I m doing some work to analyse the access logs from a Catalyst web application. The data is from the load balancers in front of the web farm and totals about 35Gb per day. It s stored in a Hadoop HDFS filesystem and I use MapReduce (via Dumbo, which is great) to crunch the numbers.
The purpose of the analysis is try to establish a usage profile -- which actions are used most, what the average response time for each action is, whether the response was served from a backend or cache -- for capacity planning, optimisation and to set thresholds for monitoring systems. Traditional tools like Analog will give me the most-requested URL or most-used browser but none of that s useful for me.
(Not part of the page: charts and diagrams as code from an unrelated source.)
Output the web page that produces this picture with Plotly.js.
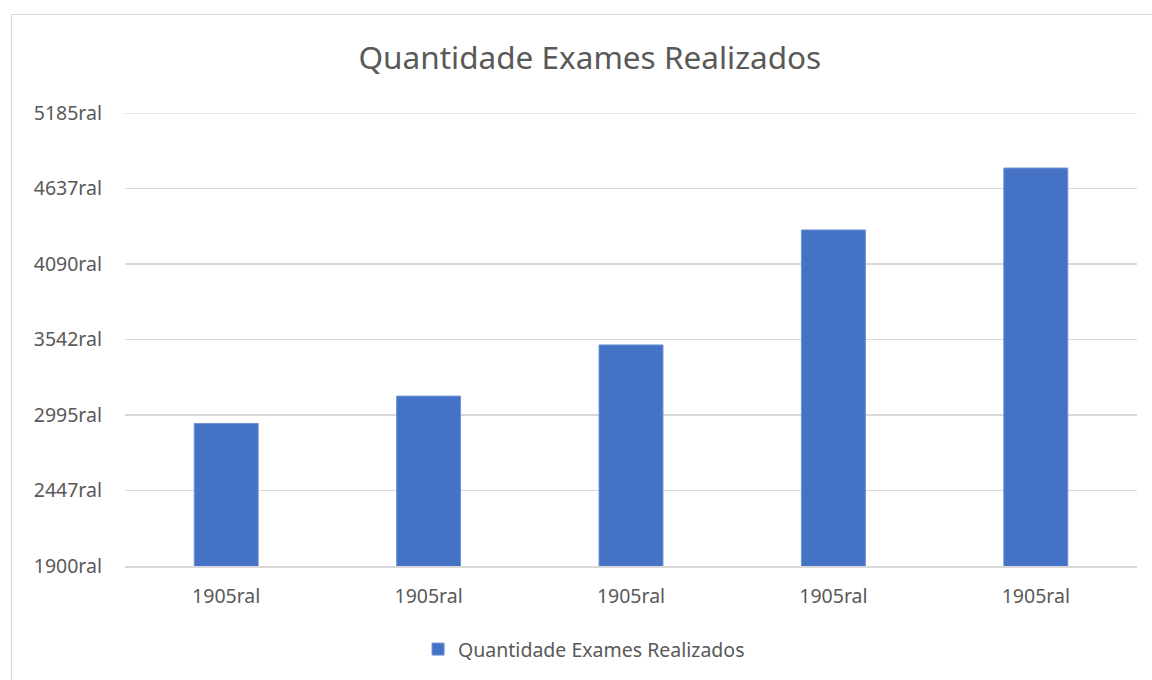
<!DOCTYPE html>
<html>
<head>
<meta charset="utf-8">
<script src="https://cdn.plot.ly/plotly-3.0.1.min.js"></script>
<style>
html,body{margin:0;padding:0;background:#fff;}
#wrap{position:relative;width:1152px;height:680px;overflow:hidden;}
#frame{position:absolute;left:11px;top:14px;width:1150px;height:680px;border:1px solid #d9d9d9;box-sizing:border-box;}
#chart{position:absolute;left:0;top:0;width:1152px;height:680px;}
</style>
</head>
<body>
<div id="wrap"><div id="frame"></div><div id="chart"></div></div>
<script>
const categories = ["1905ral","1905ral","1905ral","1905ral","1905ral"];
const values = [2934, 3132, 3503, 4337, 4786];
const yTickVals = [1900, 2447, 2995, 3542, 4090, 4637, 5185];
const yTickText = ["1900ral","2447ral","2995ral","3542ral","4090ral","4637ral","5185ral"];
const seriesName = "Quantidade Exames Realizados";
const chartTitle = "Quantidade Exames Realizados";

const positions = categories.map((c, i) => i);
const font = "Noto Sans, Open Sans, sans-serif";
const yMin = yTickVals[0];
const yMax = yTickVals[yTickVals.length - 1];

const data = [{
  type: "bar",
  x: positions,
  y: values,
  name: seriesName,
  width: 0.316,
  marker: {color: "#4472c4", line: {color: "#6f93d3", width: 1}},
  showlegend: true,
  hoverinfo: "skip"
}];

const layout = {
  width: 1152, height: 680,
  paper_bgcolor: "rgba(0,0,0,0)",
  plot_bgcolor: "rgba(0,0,0,0)",
  margin: {l: 125, r: 15, t: 113, b: 114},
  font: {family: font, color: "#595959"},
  title: {text: chartTitle, x: 0.512, xref: "container", xanchor: "center", y: 0.915, yref: "container", yanchor: "middle", font: {size: 31.5, color: "#595959", family: font}},
  xaxis: {
    range: [-0.5, 4.5],
    tickvals: positions,
    ticktext: categories,
    showgrid: false,
    zeroline: false,
    showline: true,
    linecolor: "#d9d9d9",
    linewidth: 1.5,
    ticks: "",
    ticklabelstandoff: 12,
    tickfont: {size: 19.5, color: "#595959", family: font}
  },
  yaxis: {
    range: [yMin, yMax],
    tickvals: yTickVals,
    ticktext: yTickText,
    showgrid: true,
    gridcolor: "#d9d9d9",
    gridwidth: 1.5,
    zeroline: false,
    showline: false,
    ticks: "",
    ticklabelstandoff: 22,
    tickfont: {size: 19.5, color: "#595959", family: font}
  },
  shapes: [{
    type: "line", xref: "paper", yref: "y",
    x0: 0, x1: 1, y0: yMax, y1: yMax,
    line: {color: "#d9d9d9", width: 1.5},
    layer: "below"
  }],
  legend: {
    orientation: "h",
    x: 0.507, xref: "container", xanchor: "center",
    y: 0.045, yref: "container", yanchor: "middle",
    font: {size: 19.5, color: "#595959", family: font},
    itemwidth: 30
  },
  bargap: 0.684
};

Plotly.newPlot("chart", data, layout, {staticPlot: true, displayModeBar: false});
</script>
</body>
</html>
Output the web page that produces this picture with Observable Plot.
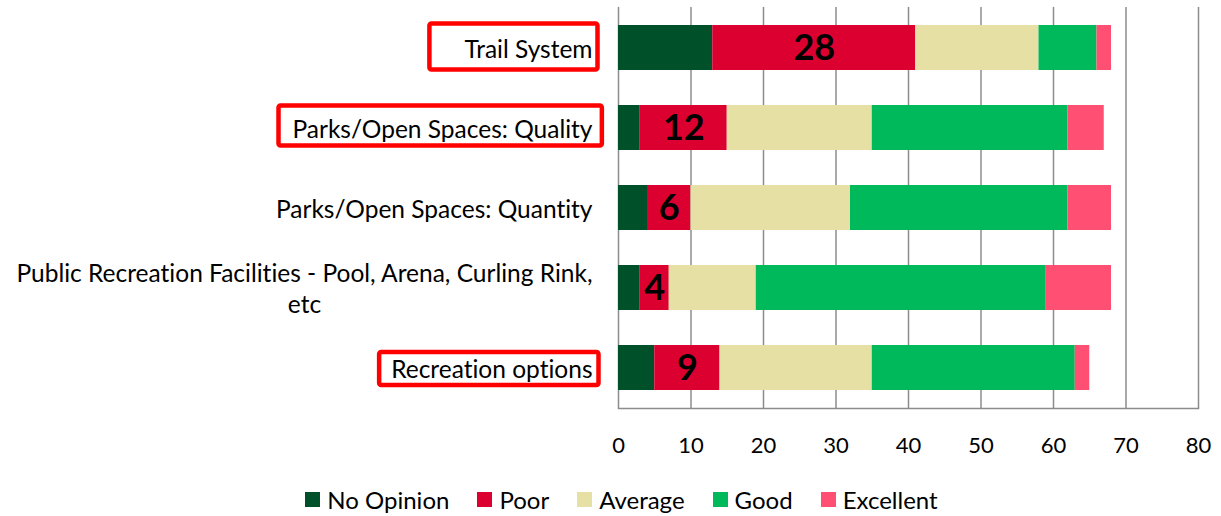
<!DOCTYPE html>
<html>
<head>
<meta charset="utf-8">
<script src="https://cdn.jsdelivr.net/npm/d3@7"></script>
<script src="https://cdn.jsdelivr.net/npm/@observablehq/plot@0.6"></script>
<style>
  html, body { margin: 0; padding: 0; background: #fff; }
  body { width: 1221px; height: 516px; overflow: hidden; font-family: Lato, sans-serif; font-variant-ligatures: none; }
  svg text { font-variant-ligatures: none; }
  #legend { display: flex; justify-content: center; align-items: center; height: 48px; padding-left: 22px; box-sizing: border-box; padding-top: 14px; }
  .item { display: flex; align-items: center; margin: 0 14px; font-size: 24px; color: #000; }
  .sw { width: 15px; height: 15px; margin-right: 7px; }
</style>
</head>
<body>
<div id="chart"></div>
<div id="legend"></div>
<script>
// ---- data ----
const categories = [
  "Trail System",
  "Parks/Open Spaces: Quality",
  "Parks/Open Spaces: Quantity",
  "Public Recreation Facilities - Pool, Arena, Curling Rink, etc",
  "Recreation options"
];
const ratings = ["No Opinion", "Poor", "Average", "Good", "Excellent"];
const noOpinion = [13, 3, 4, 3, 5];
const poor      = [28, 12, 6, 4, 9];
const average   = [17, 20, 22, 12, 21];
const good      = [8, 27, 30, 40, 28];
const excellent = [2, 5, 6, 9, 2];
const colors = ["#00502A", "#DC0030", "#E6E0A5", "#00B95A", "#FF5073"];
const xTicks = [0, 10, 20, 30, 40, 50, 60, 70, 80];
const highlighted = ["Trail System", "Parks/Open Spaces: Quality", "Recreation options"];
// annotation box shapes (relative to label text)
const boxStyle = {
  "Trail System": {padLeft: 35, padRight: 5, height: 46, dy: -1},
  "Parks/Open Spaces: Quality": {padLeft: 14, padRight: 9, height: 40, dy: -2},
  "Recreation options": {padLeft: 12, padRight: 6, height: 33, dy: 1}
};

const series = [noOpinion, poor, average, good, excellent];
const data = categories.flatMap((c, i) => ratings.map((r, j) => ({category: c, rating: r, value: series[j][i]})));

const wrap = d => d.replace("Rink, ", "Rink,\n");

const chart = Plot.plot({
  width: 1221,
  height: 468,
  marginLeft: 618,
  marginRight: 23,
  marginTop: 7,
  marginBottom: 60,
  style: {fontFamily: "Lato, sans-serif", color: "#000", background: "#fff"},
  x: {domain: [0, 80], ticks: xTicks},
  y: {domain: categories, paddingInner: 0.434, paddingOuter: 0.217, axis: null},
  color: {domain: ratings, range: colors},
  marks: [
    Plot.gridX(xTicks, {stroke: "#8c8c8c", strokeOpacity: 1, strokeWidth: 1.5}),
    Plot.barX(data, Plot.stackX({x: "value", y: "category", fill: "rating"})),
    Plot.text(data, Plot.stackX({
      x: "value", y: "category",
      text: d => d.rating === "Poor" ? String(d.value) : null,
      fontSize: 36, fontWeight: "bold", fill: "#000"
    })),
    Plot.frame({anchor: "bottom", stroke: "#8c8c8c", strokeWidth: 1.5}),
    Plot.axisX({ticks: xTicks, tickSize: 0, tickPadding: 29, fontSize: 22, anchor: "bottom", label: null}),
    Plot.text(categories, {
      y: d => d, text: wrap, frameAnchor: "left", dx: -26, textAnchor: "end",
      fontSize: 24.5, lineHeight: 1.265, fill: "#000"
    })
  ]
});

document.getElementById("chart").append(chart);

// the category labels are the last text mark
const textGroups = chart.querySelectorAll('g[aria-label="text"]');
const labelGroup = textGroups[textGroups.length - 1];
const labelTexts = Array.from(labelGroup.querySelectorAll("text"));

// center the wrapped second line under the first one
labelTexts.forEach(t => {
  const spans = t.querySelectorAll("tspan");
  if (spans.length > 1) {
    const w0 = spans[0].getComputedTextLength();
    for (let k = 1; k < spans.length; k++) {
      spans[k].setAttribute("x", -w0 / 2);
      spans[k].setAttribute("text-anchor", "middle");
    }
  }
});

// red highlight boxes around selected labels
const yScale = chart.scale("y");
const svgRect = chart.getBoundingClientRect();
const sel = d3.select(chart);
labelTexts.forEach((t, i) => {
  const label = categories[i];
  if (!highlighted.includes(label)) return;
  const s = boxStyle[label];
  const r = t.getBoundingClientRect();
  const cy = yScale.apply(label) + yScale.bandwidth / 2 + s.dy;
  const x0 = r.left - svgRect.left - s.padLeft;
  const x1 = r.right - svgRect.left + s.padRight;
  sel.append("rect")
    .attr("x", x0).attr("y", cy - s.height / 2)
    .attr("width", x1 - x0).attr("height", s.height)
    .attr("rx", 2)
    .attr("fill", "none").attr("stroke", "#FF0000").attr("stroke-width", 4.5);
});

// legend
const legend = d3.select("#legend");
ratings.forEach((r, i) => {
  const it = legend.append("div").attr("class", "item");
  it.append("div").attr("class", "sw").style("background", colors[i]);
  it.append("span").text(r);
});
</script>
</body>
</html>
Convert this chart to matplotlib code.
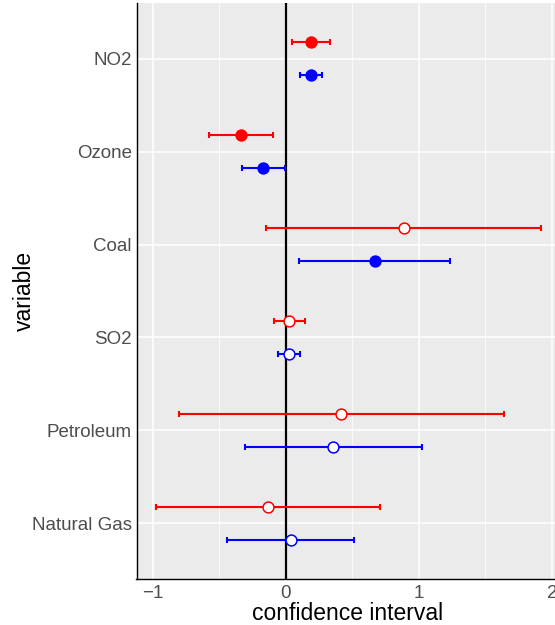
import matplotlib
matplotlib.use("Agg")
import matplotlib.pyplot as plt
import numpy as np

# estimates and interval bounds, two series per variable
variables = ["Natural Gas", "Petroleum", "SO2", "Coal", "Ozone", "NO2"]

red_est = [-0.135, 0.414, 0.025, 0.885, -0.338, 0.188]
red_low = [-0.980, -0.807, -0.090, -0.150, -0.579, 0.048]
red_high = [0.709, 1.639, 0.140, 1.920, -0.098, 0.331]
red_sig = [False, False, False, False, True, True]

blue_est = [0.035, 0.353, 0.020, 0.667, -0.170, 0.188]
blue_low = [-0.441, -0.308, -0.060, 0.100, -0.328, 0.108]
blue_high = [0.509, 1.020, 0.103, 1.231, -0.010, 0.273]
blue_sig = [False, False, False, True, True, True]

plt.rcParams['font.family'] = ['Liberation Sans', 'DejaVu Sans']

fig = plt.figure(figsize=(5.55, 6.25), dpi=100)
# panel runs slightly past the right edge of the saved image
ax = fig.add_axes([136.5 / 555, 46 / 625, (559 - 136.5) / 555, 576 / 625])
ax.set_facecolor('#EBEBEB')

pos = np.arange(1, len(variables) + 1)
dodge = 0.175

def draw_series(offset, est, low, high, sig, color):
    y = pos + offset
    est = np.array(est)
    err = [est - np.array(low), np.array(high) - est]
    ax.errorbar(est, y, xerr=err, fmt='none', ecolor=color, elinewidth=1.5,
                capsize=2.2, capthick=1.5, zorder=3)
    for xi, yi, s in zip(est, y, sig):
        ax.plot(xi, yi, 'o', ms=7.8, mec=color, mew=1.1,
                mfc=color if s else 'white', zorder=4)

draw_series(dodge, red_est, red_low, red_high, red_sig, '#FF0000')
draw_series(-dodge, blue_est, blue_low, blue_high, blue_sig, '#0000FF')

ax.axvline(0, color='black', lw=1.6, zorder=2)

ax.set_xlim(-1.124, 2.054)
ax.set_ylim(0.4, 6.6)
ax.set_xticks([-1, 0, 1, 2])
ax.set_xticklabels(['\u22121', '0', '1', '2'])
ax.set_xticks([-0.5, 0.5, 1.5], minor=True)
ax.set_yticks(pos)
ax.set_yticklabels(variables)

ax.grid(which='major', color='white', lw=1.1, zorder=0)
ax.grid(which='minor', axis='x', color='white', lw=0.55, zorder=0)
ax.set_axisbelow(True)

ax.tick_params(which='both', length=0, labelsize=13.5, labelcolor='#4D4D4D')
ax.tick_params(axis='x', pad=4)
ax.tick_params(axis='y', pad=3.5)

for side in ['top', 'right']:
    ax.spines[side].set_visible(False)
for side in ['left', 'bottom']:
    ax.spines[side].set_color('black')
    ax.spines[side].set_linewidth(1.0)

ax.set_xlabel('confidence interval', fontsize=16.5, labelpad=0)
ax.set_ylabel('variable', fontsize=16.5)
ax.yaxis.set_label_coords(-0.238, 0.5)

fig.savefig('out.png', dpi=100)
I don t need to know that /controller/foo?id=1984
is the most popular URL; I need to know what hit rate and response time for all hits to /controller/foo
is so I can see if there s room for optimisation or caching and try to estimate what might happen if hits for this action suddenly double.
I can easily break the data down into requests per action per period via MapReduce. The problem is displaying it in a digestable form and picking out important trends or anomalies. My output is of the form:
( 2009-12-08T08:30 , /ctrl_a/action_a ) (2440, 895)
( 2009-12-08T08:30 , /ctrl_a/action_b ) (2369, 1549)
( 2009-12-08T08:30 , /ctrl_b/action_a ) (2167, 0)
( 2009-12-08T08:30 , /ctrl_b/action_b ) (1713, 1184)
( 2009-12-08T08:31 , /ctrl_a/action_a ) (2317, 790)
( 2009-12-08T08:31 , /ctrl_a/action_b ) (2254, 1497)
( 2009-12-08T08:31 , /ctrl_b/action_a ) (2112, 0)
( 2009-12-08T08:31 , /ctrl_b/action_b ) (1644, 1089)
i.e., the keys are time periods and the values are tuples of (action, hits, cache hits)
per time period. (I don t have to stick with this; it s just what I have so far.)
There are about 250 actions. They could be combined into a smaller number of groups but plotting the number of requests (or response time, etc) for each action over time on the same graph probably won t work. Firstly it ll be way too noisy and secondly the absolute numbers don t matter too much -- a 100 req/min rise in requests for a often-used, lightweight, cacheable response is much less important than a 100 req/min rise in a seldom-used but expensive (maybe hits the DB) uncacheable response. One the same graph we wouldn t see the changes in requests for the little-used action.
A static report isn t much good -- a huge table of numbers is hard to digest. If I aggregate by the hour we might miss important minute-by-minute changes.
Any suggestions? How re you handling this problem? I guess one way would be to somehow highlight significant changes in the rate of requests or response time per action. A rolling average and standard deviation might show this, but could I do something better?
What other metrics or figures could I generate?